Now think about arrangement. A ragga vocal layer works best when it helps the listener feel the sections quickly. In the intro, tease it filtered and sparse. In the first drop, let it repeat every two or four bars. In the middle section, strip it back to a single hit or a last-word fragment. Then on the second drop, change the function of the phrase. Maybe it becomes chopped and more aggressive. Maybe it gets a little rougher. Maybe you shift the entrance by a beat. Small changes like that make the tune feel developed without adding more CPU or clutter.

A useful coach tip here: treat the vocal like a rhythm element first and a lyric second. If the phrase isn’t making the bar feel sharper, it’s probably too long, too wet, or too polite. The best ragga layers in DnB usually feel almost percussive. The consonants hit like a ghost snare or a rimshot. That’s the vibe.

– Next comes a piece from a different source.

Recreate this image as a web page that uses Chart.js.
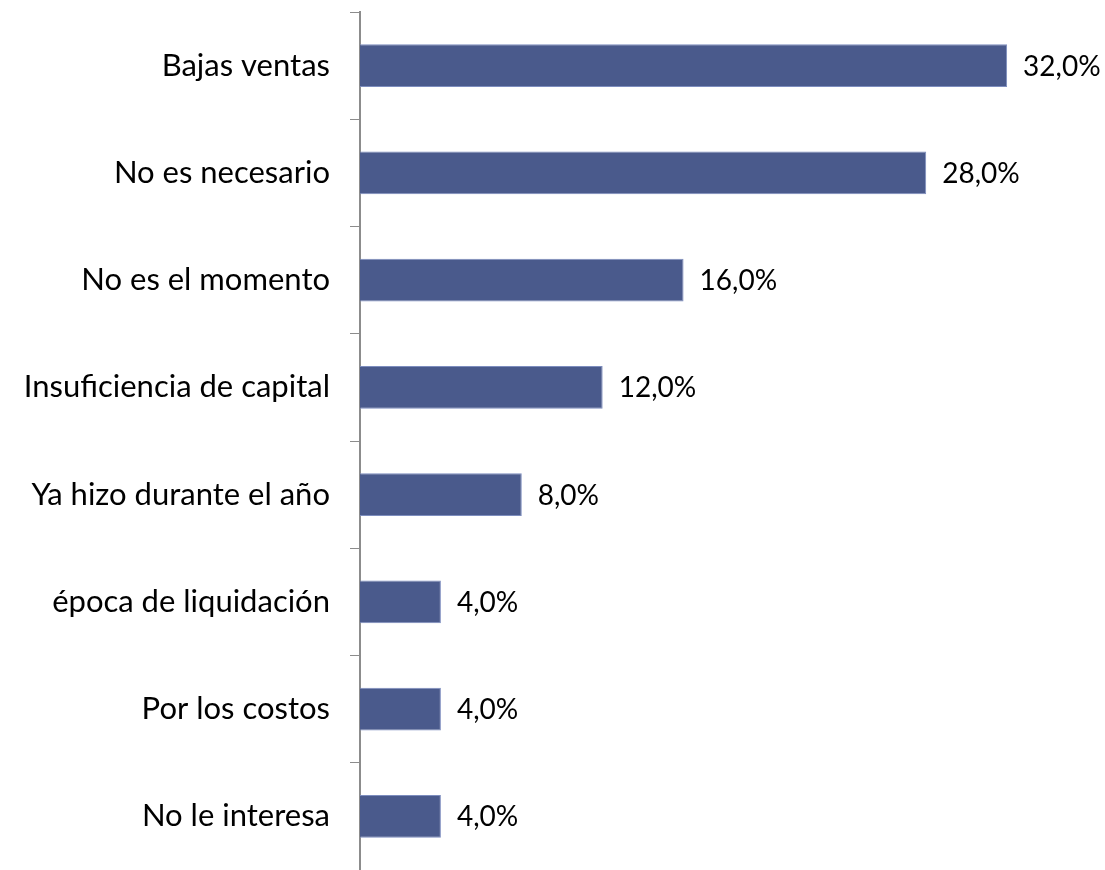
<!DOCTYPE html>
<html>
<head>
<meta charset="utf-8">
<script src="https://cdn.jsdelivr.net/npm/chart.js@4"></script>
<style>
  body { margin: 0; background: #fff; }
  #wrap { width: 1105px; height: 870px; position: relative; }
</style>
</head>
<body>
<div id="wrap"><canvas id="c"></canvas></div>
<script>
const categories = [
  "Bajas ventas",
  "No es necesario",
  "No es el momento",
  "Insuficiencia de capital",
  "Ya hizo durante el año",
  "época de liquidación",
  "Por los costos",
  "No le interesa"
];
const values = [32, 28, 16, 12, 8, 4, 4, 4];

const FONT = "Lato, 'Open Sans', sans-serif";

const valueLabels = {
  id: "valueLabels",
  afterDatasetsDraw(chart) {
    const ctx = chart.ctx;
    const meta = chart.getDatasetMeta(0);
    ctx.save();
    ctx.font = "28px " + FONT;
    ctx.fillStyle = "#000";
    ctx.textAlign = "left";
    ctx.textBaseline = "middle";
    meta.data.forEach((bar, i) => {
      const txt = values[i].toFixed(1).replace(".", ",") + "%";
      ctx.fillText(txt, bar.x + 16, bar.y + 1);
    });
    ctx.restore();
  }
};

new Chart(document.getElementById("c").getContext("2d"), {
  type: "bar",
  data: {
    labels: categories,
    datasets: [{
      data: values,
      backgroundColor: "#4A5A8C",
      borderColor: "#7D8DBE",
      borderWidth: 1,
      categoryPercentage: 1,
      barPercentage: 0.4
    }]
  },
  options: {
    indexAxis: "y",
    responsive: true,
    maintainAspectRatio: false,
    animation: false,
    layout: { padding: { top: 12, right: 17, bottom: 0, left: 0 } },
    plugins: {
      legend: { display: false },
      tooltip: { enabled: false }
    },
    scales: {
      x: {
        display: false,
        min: 0,
        max: 36
      },
      y: {
        afterFit(scale) {
          scale.width = 360;
          scale.paddingTop = 0;
          scale.paddingBottom = 0;
        },
        grid: {
          drawOnChartArea: false,
          drawTicks: true,
          tickLength: 10,
          color: "#8c8c8c",
          lineWidth: 1
        },
        border: { display: true, color: "#8c8c8c", width: 2 },
        ticks: {
          color: "#000",
          padding: 20,
          font: { family: FONT, size: 31 }
        }
      }
    }
  },
  plugins: [valueLabels]
});
</script>
</body>
</html>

You can also use silence as a feature. One well-timed gap before the snare can make the whole phrase feel much heavier. Constant delivery often sounds weaker than a phrase with space. In darker Drum and Bass, negative space is part of the weight.

A couple of common mistakes to avoid. Don’t use a full vocal when a short phrase will do. Don’t leave too much low end in the sample. Don’t make it too wide. Don’t drown it in delay or reverb. And don’t force it to sit exactly on the grid if that kills the bounce. Tiny timing shifts can make all the difference. If something feels off, fix the placement before you reach for more processing.

Here’s a useful extra mindset shift: make two versions early. Make a dry, centered tool version and a rougher, more damaged version. The dry one often works best in the main drop. The rough one is great for intros, switch-ups, and tension. Good versioning saves sessions, and it makes it way easier to choose the right flavour without reopening every edit.

For darker or heavier Drum and Bass, keep the vocal narrow in bandwidth, use filtered repetition instead of constant fullness, and let the damaged print do the heavy lifting. If the phrase has a lot of attitude but not much clarity, that’s okay. Sometimes the energy matters more than the words. In fact, that’s often the point.

Let’s wrap this into a clean recap.

Take a short ragga phrase. Trim it hard. Warp it just enough to lock to the groove. Build a minimal chain with EQ, a little saturation, and Utility. Choose either dry impact or controlled delay. Chop it into a call-and-response pattern that respects the snare. Automate only a little movement. Then print it, and place it in the arrangement like a proper DJ tool. Keep the low end out, keep the center clean, and let the vocal answer the drums instead of covering them.

If it works, the tune should feel like it has a clear character layer that adds pressure, movement, and identity without stealing the drop. That’s the win. A vocal that sounds intentional, heavy, and efficient enough to live inside a real DnB session.

Now take the exercise or challenge and build your own version. Make a dry centered pass, a version with controlled space, and a chopped transition variation. Place them into a four-bar loop, listen in context, and ask yourself a simple question: does the vocal sharpen the groove, or just sit on top of it? If it sharpens the groove, you’re on the right track. Keep going.